> [WORK INSTRUCTIONS]
Find how many lines in the material contain "size"; your answer should be that number alone.

+===+

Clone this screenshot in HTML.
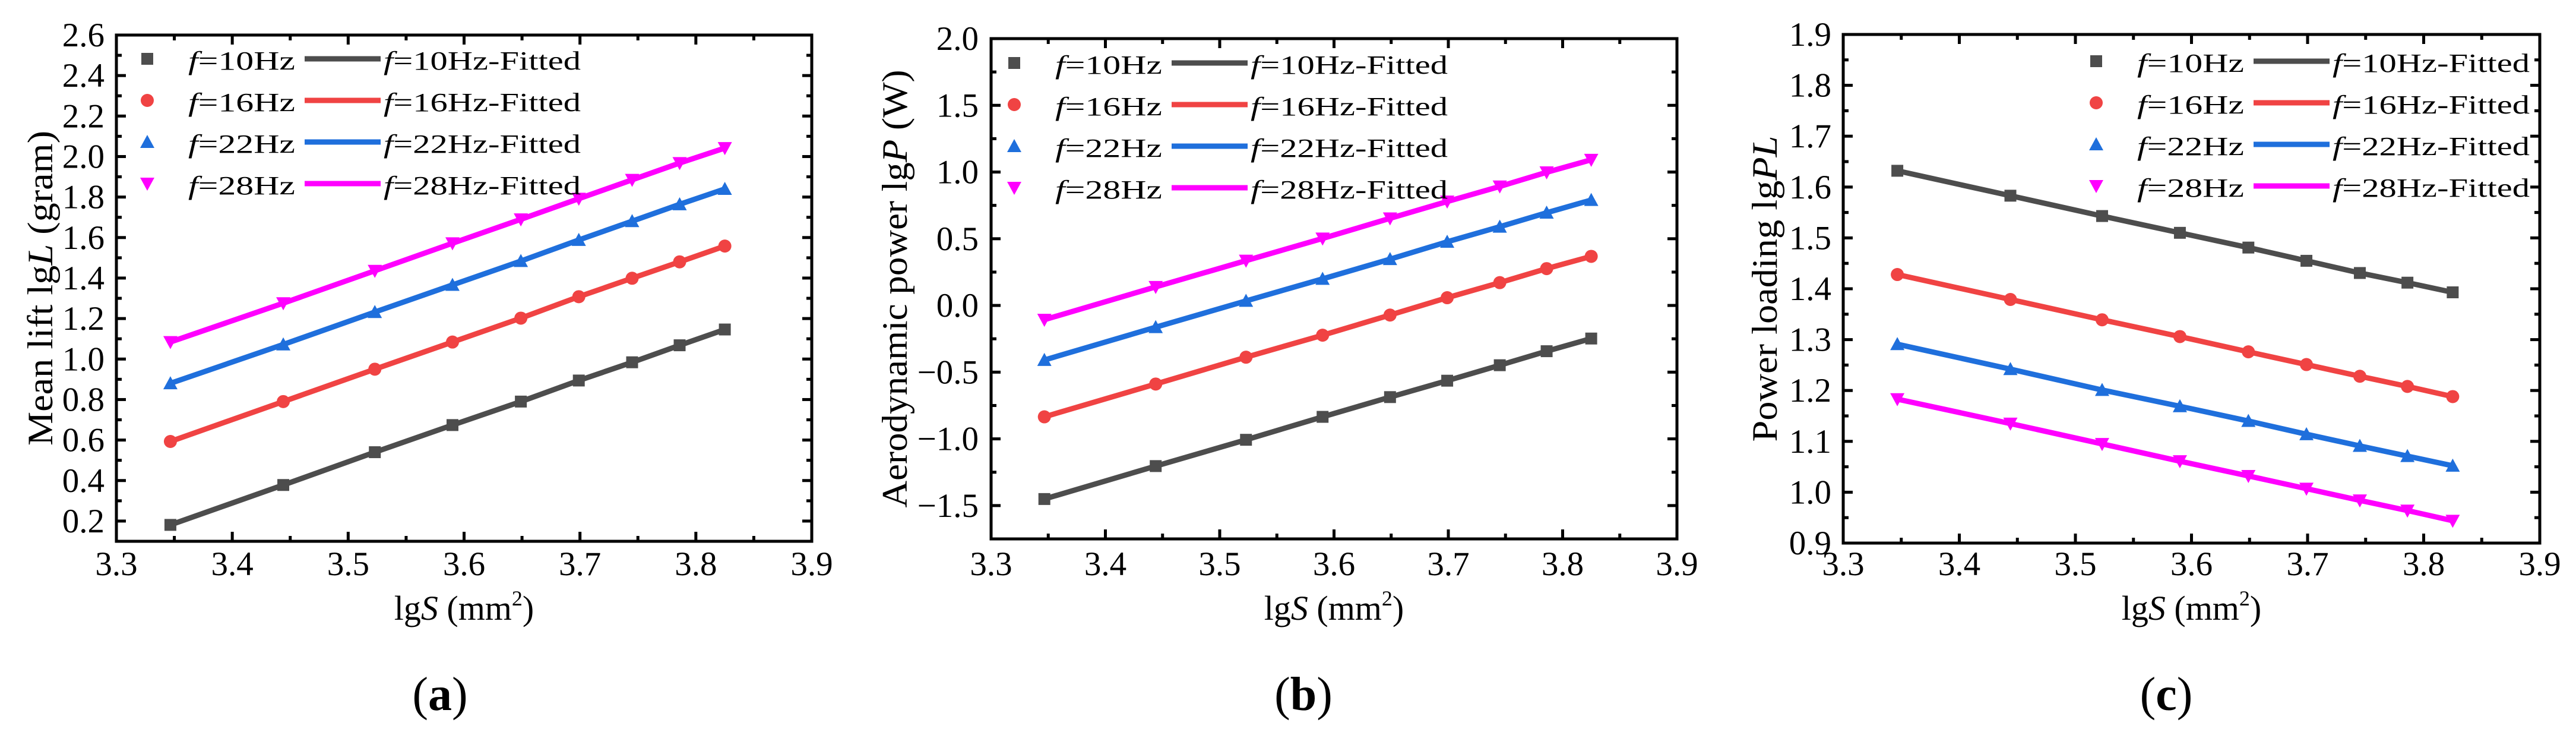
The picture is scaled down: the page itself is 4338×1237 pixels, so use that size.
<!DOCTYPE html>
<html><head><meta charset="utf-8"><style>
html,body{margin:0;padding:0;background:#fff;}
svg{display:block;font-family:"Liberation Serif",serif;}
</style></head><body>
<svg id="fig" width="4338" height="1237" viewBox="0 0 4338 1237" xmlns="http://www.w3.org/2000/svg"></svg>
<script>
const xValues = [3.3466, 3.444, 3.523, 3.590, 3.649, 3.699, 3.745, 3.786, 3.825];
const seriesLabels = ["10Hz", "16Hz", "22Hz", "28Hz"];
const liftF10 = [0.181, 0.378, 0.54, 0.674, 0.79, 0.894, 0.984, 1.068, 1.146];
const liftF16 = [0.593, 0.79, 0.95, 1.084, 1.202, 1.308, 1.399, 1.48, 1.558];
const liftF22 = [0.88, 1.072, 1.232, 1.366, 1.484, 1.588, 1.681, 1.764, 1.84];
const liftF28 = [1.084, 1.276, 1.436, 1.572, 1.69, 1.792, 1.885, 1.968, 2.042];
const powerF10 = [-1.451, -1.204, -1.007, -0.835, -0.687, -0.564, -0.448, -0.343, -0.248];
const powerF16 = [-0.835, -0.589, -0.388, -0.223, -0.072, 0.058, 0.171, 0.276, 0.368];
const powerF22 = [-0.409, -0.163, 0.034, 0.199, 0.347, 0.477, 0.59, 0.695, 0.79];
const powerF28 = [-0.107, 0.139, 0.336, 0.502, 0.653, 0.779, 0.892, 0.998, 1.092];
const loadF10 = [1.632, 1.583, 1.543, 1.510, 1.481, 1.455, 1.431, 1.412, 1.393];
const loadF16 = [1.428, 1.379, 1.339, 1.306, 1.276, 1.251, 1.228, 1.208, 1.188];
const loadF22 = [1.291, 1.242, 1.201, 1.169, 1.140, 1.114, 1.091, 1.071, 1.052];
const loadF28 = [1.183, 1.135, 1.095, 1.061, 1.032, 1.007, 0.984, 0.964, 0.944];
const xTicks = ["3.3", "3.4", "3.5", "3.6", "3.7", "3.8", "3.9"];
const yTicksA = ["0.2", "0.4", "0.6", "0.8", "1.0", "1.2", "1.4", "1.6", "1.8", "2.0", "2.2", "2.4", "2.6"];
const yTicksB = ["\u22121.5", "\u22121.0", "\u22120.5", "0.0", "0.5", "1.0", "1.5", "2.0"];
const yTicksC = ["0.9", "1.0", "1.1", "1.2", "1.3", "1.4", "1.5", "1.6", "1.7", "1.8", "1.9"];

const NS = "http://www.w3.org/2000/svg";
const svg = document.getElementById("fig");
const colors = ["#4d4d4d", "#f04343", "#1f6fdc", "#ff00ff"];
function mk(tag, attrs, parent) {
  const e = document.createElementNS(NS, tag);
  for (const k in attrs) e.setAttribute(k, attrs[k]);
  (parent || svg).appendChild(e);
  return e;
}
function marker(g, kind, cx, cy, color) {
  let m;
  if (kind === 0) m = mk("rect", {x: cx - 10, y: cy - 10, width: 20, height: 20, fill: color}, g);
  else if (kind === 1) m = mk("circle", {cx: cx, cy: cy, r: 11, fill: color}, g);
  else if (kind === 2) m = mk("polygon", {points: `${cx},${cy-12} ${cx+12},${cy+10} ${cx-12},${cy+10}`, fill: color}, g);
  else m = mk("polygon", {points: `${cx},${cy+12} ${cx+12},${cy-10} ${cx-12},${cy-10}`, fill: color}, g);
  return m;
}

const panels = [
  {id: "a", L: 196, R: 1367, T: 59, B: 911, ymin: 0.1, ymax: 2.6, yTicks: yTicksA, yMinor: 0.1,
   series: [liftF10, liftF16, liftF22, liftF28], ylabR: 176, ytX: 88, ytLen: 530,
   ytitle: ['Mean lift lg', 'L', ' (gram)'], legX: 248, legY: 99, capX: 741, cap: "a"},
  {id: "b", L: 1669, R: 2824, T: 65, B: 907, ymin: -1.75, ymax: 2.0, yTicks: yTicksB, yMinor: 0.25,
   series: [powerF10, powerF16, powerF22, powerF28], ylabR: 1648, ytX: 1527, ytLen: 737,
   ytitle: ['Aerodynamic power lg', 'P', ' (W)'], legX: 1708, legY: 106, capX: 2195, cap: "b"},
  {id: "c", L: 3104, R: 4277, T: 58, B: 914, ymin: 0.9, ymax: 1.9, yTicks: yTicksC, yMinor: 0.05,
   series: [loadF10, loadF16, loadF22, loadF28], ylabR: 3084, ytX: 2992, ytLen: 515,
   ytitle: ['Power loading lg', 'PL', ''], legX: 3530, legY: 103, capX: 3648, cap: "c"}
];

panels.forEach(p => {
  const g = mk("g", {});
  
  
  const xs = v => p.L + (v - 3.3) / 0.6 * (p.R - p.L);
  const ys = v => p.B - (v - p.ymin) / (p.ymax - p.ymin) * (p.B - p.T);
  const tg = mk("g", {stroke: "#000", "stroke-width": 5}, g);
  
  
  for (let i = 0; i <= 12; i++) {
    const v = 3.3 + i * 0.05, x = xs(v), len = i % 2 === 0 ? 16 : 9;
    mk("line", {x1: x, y1: p.B, x2: x, y2: p.B - len}, tg);
    mk("line", {x1: x, y1: p.T, x2: x, y2: p.T + len}, tg);
  }
  const nMinor = Math.round((p.ymax - p.ymin) / p.yMinor);
  for (let i = 0; i <= nMinor; i++) {
    const v = p.ymin + i * p.yMinor, y = ys(v);
    const isMajor = p.yTicks.some(t => Math.abs(parseFloat(t.replace("\u2212", "-")) - v) < 1e-6);
    const len = isMajor ? 16 : 9;
    mk("line", {x1: p.L, y1: y, x2: p.L + len, y2: y}, tg);
    mk("line", {x1: p.R, y1: y, x2: p.R - len, y2: y}, tg);
  }
  const fr = mk("rect", {x: p.L, y: p.T, width: p.R - p.L, height: p.B - p.T, fill: "none", stroke: "#000", "stroke-width": 5}, g);
  
  
  xTicks.forEach(t => {
    const tx = mk("text", {x: xs(parseFloat(t)), y: 968, "font-size": 57, "text-anchor": "middle"}, g);
    
    
    tx.textContent = t;
  });
  p.yTicks.forEach(t => {
    const tx = mk("text", {x: p.ylabR, y: ys(parseFloat(t.replace("\u2212", "-"))) + 19, "font-size": 57, "text-anchor": "end"}, g);
    
    
    tx.textContent = t;
  });
  const xt = mk("text", {x: (p.L + p.R) / 2, y: 1043, "font-size": 58, "text-anchor": "middle"}, g);
  
  
  xt.innerHTML = 'lg<tspan font-style="italic">S</tspan> (mm<tspan font-size="36" dy="-24">2</tspan><tspan dy="24">)</tspan>';
  const cy = (p.T + p.B) / 2;
  const yt = mk("text", {x: p.ytX, y: cy, "font-size": 60, "text-anchor": "middle", textLength: p.ytLen, lengthAdjust: "spacingAndGlyphs", transform: `rotate(-90 ${p.ytX} ${cy})`}, g);
  
  
  yt.innerHTML = p.ytitle[0] + '<tspan font-style="italic">' + p.ytitle[1] + '</tspan>' + p.ytitle[2];
  p.series.forEach((vals, si) => {
    const sg = mk("g", {}, g);
    
    
    const pts = vals.map((v, i) => xs(xValues[i]) + "," + ys(v)).join(" ");
    const ln = mk("polyline", {points: pts, fill: "none", stroke: colors[si], "stroke-width": 9}, sg);
    
    
    vals.forEach((v, i) => {
      const m = marker(sg, si, xs(xValues[i]), ys(v), colors[si]);
      
      
    });
  });
  const lg = mk("g", {}, g);
  
  
  seriesLabels.forEach((lab, si) => {
    const y = p.legY + si * 70;
    const m = marker(lg, si, p.legX, y, colors[si]);
    
    
    const t1 = mk("text", {x: p.legX + 69, y: y + 18, "font-size": 44, textLength: 180, lengthAdjust: "spacingAndGlyphs"}, lg);
    
    
    t1.innerHTML = '<tspan font-style="italic">f</tspan>=' + lab;
    const l = mk("line", {x1: p.legX + 265, y1: y, x2: p.legX + 393, y2: y, stroke: colors[si], "stroke-width": 9}, lg);
    
    
    const t2 = mk("text", {x: p.legX + 398, y: y + 18, "font-size": 44, textLength: 332, lengthAdjust: "spacingAndGlyphs"}, lg);
    
    
    t2.innerHTML = '<tspan font-style="italic">f</tspan>=' + lab + '-Fitted';
  });
  const cp = mk("text", {x: p.capX, y: 1195, "font-size": 80, "text-anchor": "middle"}, g);
  
  
  cp.innerHTML = '(<tspan font-weight="bold">' + p.cap + '</tspan>)';
});
</script>
</body></html>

+===+

> [REPLY]
9